* _DATASET EXTRACT_:
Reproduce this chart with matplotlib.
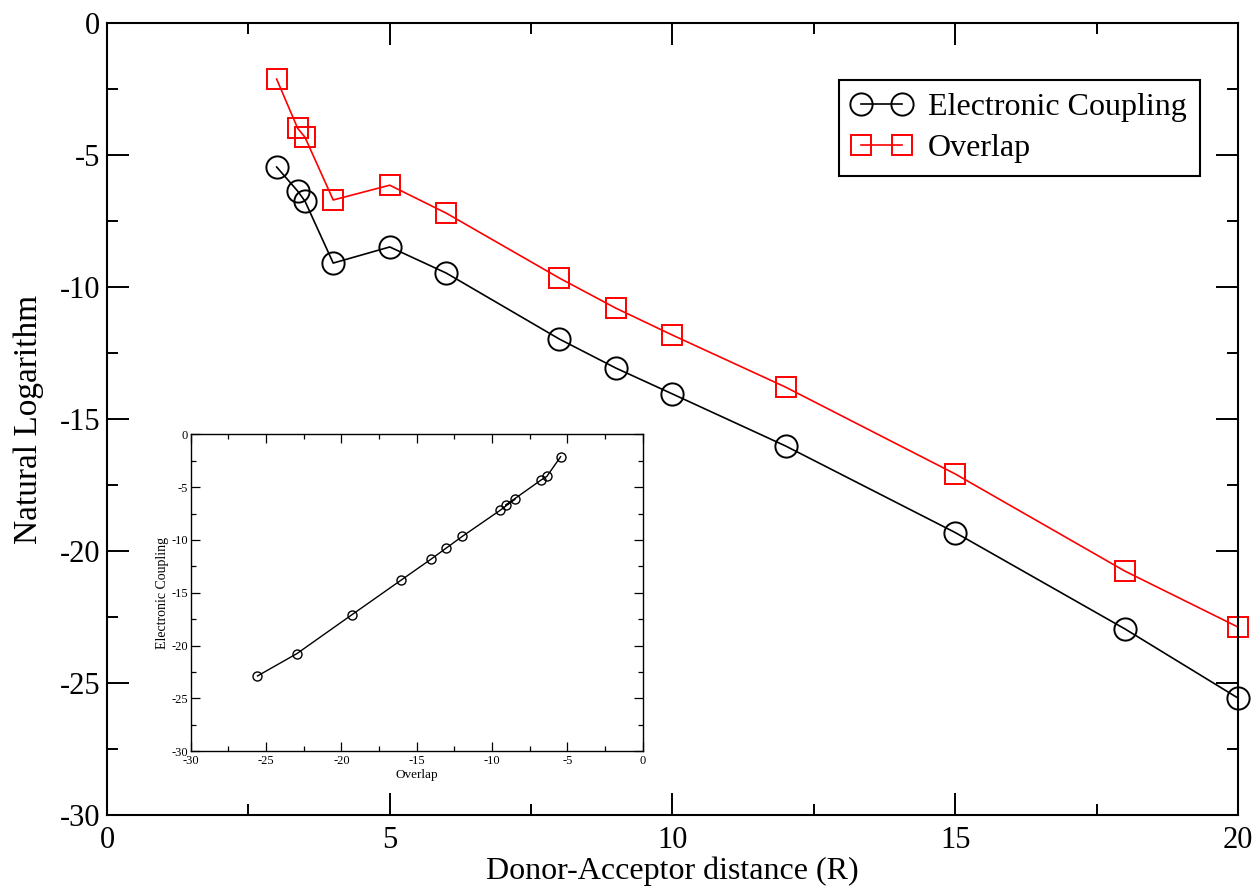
import numpy as np
import matplotlib.pyplot as plt
from matplotlib.ticker import MultipleLocator

# distances and log values
distance = [3.0, 3.37, 3.5, 4.0, 5.0, 6.0, 8.0, 9.0, 10.0, 12.0, 15.0, 18.0, 20.0]
coupling = [-5.45, -6.36, -6.74, -9.09, -8.48, -9.47, -11.97, -13.07, -14.05,
            -16.02, -19.30, -22.95, -25.57]
overlap = [-2.12, -3.98, -4.32, -6.70, -6.14, -7.20, -9.66, -10.80, -11.82,
           -13.79, -17.08, -20.76, -22.88]

plt.rcParams['font.family'] = ['Liberation Serif', 'DejaVu Serif']
plt.rcParams['axes.unicode_minus'] = False

fig = plt.figure(figsize=(12.59, 8.9), dpi=100)
ax = fig.add_axes([0.085, 0.0843, 0.8983, 0.8897])

ax.plot(distance, coupling, color='black', lw=1.2, marker='o', ms=16,
        mfc='none', mec='black', mew=1.4, label='Electronic Coupling', clip_on=False)
ax.plot(distance, overlap, color='red', lw=1.2, marker='s', ms=14,
        mfc='none', mec='red', mew=1.4, label='Overlap', clip_on=False)

ax.set_xlim(0, 20)
ax.set_ylim(-30, 0)
ax.xaxis.set_major_locator(MultipleLocator(5))
ax.xaxis.set_minor_locator(MultipleLocator(2.5))
ax.yaxis.set_major_locator(MultipleLocator(5))
ax.yaxis.set_minor_locator(MultipleLocator(2.5))
ax.tick_params(which='both', direction='in', top=True, right=True, labelsize=22, width=1.4)
ax.tick_params(which='major', length=16, pad=5)
ax.tick_params(axis='x', which='major', pad=8)
ax.tick_params(which='minor', length=8)
for s in ax.spines.values():
    s.set_linewidth(1.5)
ax.set_xlabel('Donor-Acceptor distance (R)', fontsize=23, labelpad=1)
ax.set_ylabel('Natural Logarithm', fontsize=24, labelpad=11)

leg = ax.legend(loc='upper right', bbox_to_anchor=(0.966, 0.928), borderaxespad=0,
                numpoints=2, fontsize=23, fancybox=False, framealpha=1,
                edgecolor='black', handlelength=1.9, borderpad=0.4,
                labelspacing=0.35, handletextpad=0.5)
leg.get_frame().set_linewidth(1.5)

# inset: overlap against coupling
ins = fig.add_axes([0.1515, 0.156, 0.359, 0.356])
ins.plot(coupling, overlap, color='black', lw=1.0, marker='o', ms=6.5,
         mfc='none', mec='black', mew=1.0)
ins.set_xlim(-30, 0)
ins.set_ylim(-30, 0)
ins.xaxis.set_major_locator(MultipleLocator(5))
ins.xaxis.set_minor_locator(MultipleLocator(2.5))
ins.yaxis.set_major_locator(MultipleLocator(5))
ins.yaxis.set_minor_locator(MultipleLocator(2.5))
ins.tick_params(which='both', direction='in', top=True, right=True, labelsize=9, width=0.9, pad=2)
ins.tick_params(axis='x', which='major', pad=3)
ins.tick_params(which='major', length=6.5)
ins.tick_params(which='minor', length=3.5)
for s in ins.spines.values():
    s.set_linewidth(1.0)
ins.set_xlabel('Overlap', fontsize=9.5, labelpad=1)
ins.set_ylabel('Electronic Coupling', fontsize=10, labelpad=2)

fig.savefig('out.png', dpi=100)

* _WORK TO BE COMPLETED_: Every line of the material is to be quoted exactly, with no pictures carried over.

* _WORKED ANSWER_:
Reproduce this chart with matplotlib.
import numpy as np
import matplotlib.pyplot as plt
from matplotlib.ticker import MultipleLocator

# distances and log values
distance = [3.0, 3.37, 3.5, 4.0, 5.0, 6.0, 8.0, 9.0, 10.0, 12.0, 15.0, 18.0, 20.0]
coupling = [-5.45, -6.36, -6.74, -9.09, -8.48, -9.47, -11.97, -13.07, -14.05,
            -16.02, -19.30, -22.95, -25.57]
overlap = [-2.12, -3.98, -4.32, -6.70, -6.14, -7.20, -9.66, -10.80, -11.82,
           -13.79, -17.08, -20.76, -22.88]

plt.rcParams['font.family'] = ['Liberation Serif', 'DejaVu Serif']
plt.rcParams['axes.unicode_minus'] = False

fig = plt.figure(figsize=(12.59, 8.9), dpi=100)
ax = fig.add_axes([0.085, 0.0843, 0.8983, 0.8897])

ax.plot(distance, coupling, color='black', lw=1.2, marker='o', ms=16,
        mfc='none', mec='black', mew=1.4, label='Electronic Coupling', clip_on=False)
ax.plot(distance, overlap, color='red', lw=1.2, marker='s', ms=14,
        mfc='none', mec='red', mew=1.4, label='Overlap', clip_on=False)

ax.set_xlim(0, 20)
ax.set_ylim(-30, 0)
ax.xaxis.set_major_locator(MultipleLocator(5))
ax.xaxis.set_minor_locator(MultipleLocator(2.5))
ax.yaxis.set_major_locator(MultipleLocator(5))
ax.yaxis.set_minor_locator(MultipleLocator(2.5))
ax.tick_params(which='both', direction='in', top=True, right=True, labelsize=22, width=1.4)
ax.tick_params(which='major', length=16, pad=5)
ax.tick_params(axis='x', which='major', pad=8)
ax.tick_params(which='minor', length=8)
for s in ax.spines.values():
    s.set_linewidth(1.5)
ax.set_xlabel('Donor-Acceptor distance (R)', fontsize=23, labelpad=1)
ax.set_ylabel('Natural Logarithm', fontsize=24, labelpad=11)

leg = ax.legend(loc='upper right', bbox_to_anchor=(0.966, 0.928), borderaxespad=0,
                numpoints=2, fontsize=23, fancybox=False, framealpha=1,
                edgecolor='black', handlelength=1.9, borderpad=0.4,
                labelspacing=0.35, handletextpad=0.5)
leg.get_frame().set_linewidth(1.5)

# inset: overlap against coupling
ins = fig.add_axes([0.1515, 0.156, 0.359, 0.356])
ins.plot(coupling, overlap, color='black', lw=1.0, marker='o', ms=6.5,
         mfc='none', mec='black', mew=1.0)
ins.set_xlim(-30, 0)
ins.set_ylim(-30, 0)
ins.xaxis.set_major_locator(MultipleLocator(5))
ins.xaxis.set_minor_locator(MultipleLocator(2.5))
ins.yaxis.set_major_locator(MultipleLocator(5))
ins.yaxis.set_minor_locator(MultipleLocator(2.5))
ins.tick_params(which='both', direction='in', top=True, right=True, labelsize=9, width=0.9, pad=2)
ins.tick_params(axis='x', which='major', pad=3)
ins.tick_params(which='major', length=6.5)
ins.tick_params(which='minor', length=3.5)
for s in ins.spines.values():
    s.set_linewidth(1.0)
ins.set_xlabel('Overlap', fontsize=9.5, labelpad=1)
ins.set_ylabel('Electronic Coupling', fontsize=10, labelpad=2)

fig.savefig('out.png', dpi=100)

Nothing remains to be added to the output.